Describe the storage methods and backup procedures for the data, including the physical and cyber resources and facilities to be used for preservation and storage of the research data. Some common methods include incremental backup of data, md5 hash algorithms to protect against corruption, and storage on raid arrays to protect against hardware failure. For additional information contact Will Garrick, Manager of OIT - ARC, email@example.com or by phone 725-3235
- All electronic data generated by proposed research will be redundantly archived. Portland State University has a secure server on which all information is stored. The server hard drives are set up in a RAID that is capable of full recovery even in the case of multiple simultaneous disk failure.
Address any privacy issues here. If your data contains personal information or data of a sensitive nature, you need to describe how you will protect your data and prevent others from gaining access to that information.
- During data analysis, the data will be accessible only by certified members of the project team. The research project will remove any direct identifiers in the data before deposit with [repository].
State what rights you wish to maintain over your data. Consider whether you wish to be attributed (cited), or if you will allow commercial use of your data. You can also embargo your data for a set period of time to allow time to publish from your data. Creative commons licenses are an easy and effective way to manage rights associated with your research.
If you are using someone else's data, you need to identify its source and how it was used or modified.
NSF and other agencies are emphasizing open access to data.

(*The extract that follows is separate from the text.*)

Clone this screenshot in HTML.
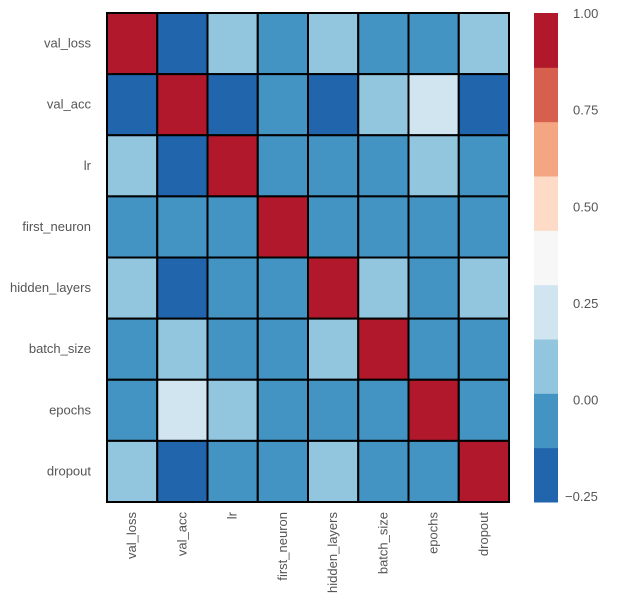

It is best to deposit your research data in data centers or repositories that help facilitate access.
- The principal investigators on the project and their institutions will hold the intellectual property rights for the research data they generate but will grant redistribution rights to [repository] for purposes of data sharing.
Describe how you will make your data available.
Many research communities have established data archives. If your research community has such an archive, it should be an important component of your data archiving plans.
A comprehensive discipline specific list is available via the Open Access Directory list of Open Data Repositories.
Portland State University Library provides a mechanism for permanently archiving you data, PDXScholar, that can be used in addition to external repositories.
Plans should include a timeline proposing how long the data are to be preserved, outlining any changes in access anticipated during the preservation timeline, and documenting the resources and capabilities (e.g., equipment, connections, systems, expertise) needed to meet the preservation goals.
The previously common "Available Upon Request" is not likely to be sufficient. Data may be submitted to a disciplinary archive such as RePEc or PubChem, if one is available. Some researchers make their data available through the journals in which they publish or on personal web sites. We have an institutional repository, PDXScholar, that can serve as a destination for your data.
- The data will be archived in perpetuity at Portland State University's institutional repository, PDXScholar (http://pdxscholar.library.pdx.edu/). The data will be available [upon creation/upon conclusion of the grant/ after some embargo period] in accordance with the rights policies outlined above. Primary responsibility for curating and preparing the data for archiving rests with the Digital Initiatives Coordinator at Portland State University.
Describe the audience for the data you will produce. The audience for the data may influence how the data are managed and shared—for example, when audiences beyond the academic community may use the research data.
- In addition to the research community, we expect these data will be used by practitioners and policymakers.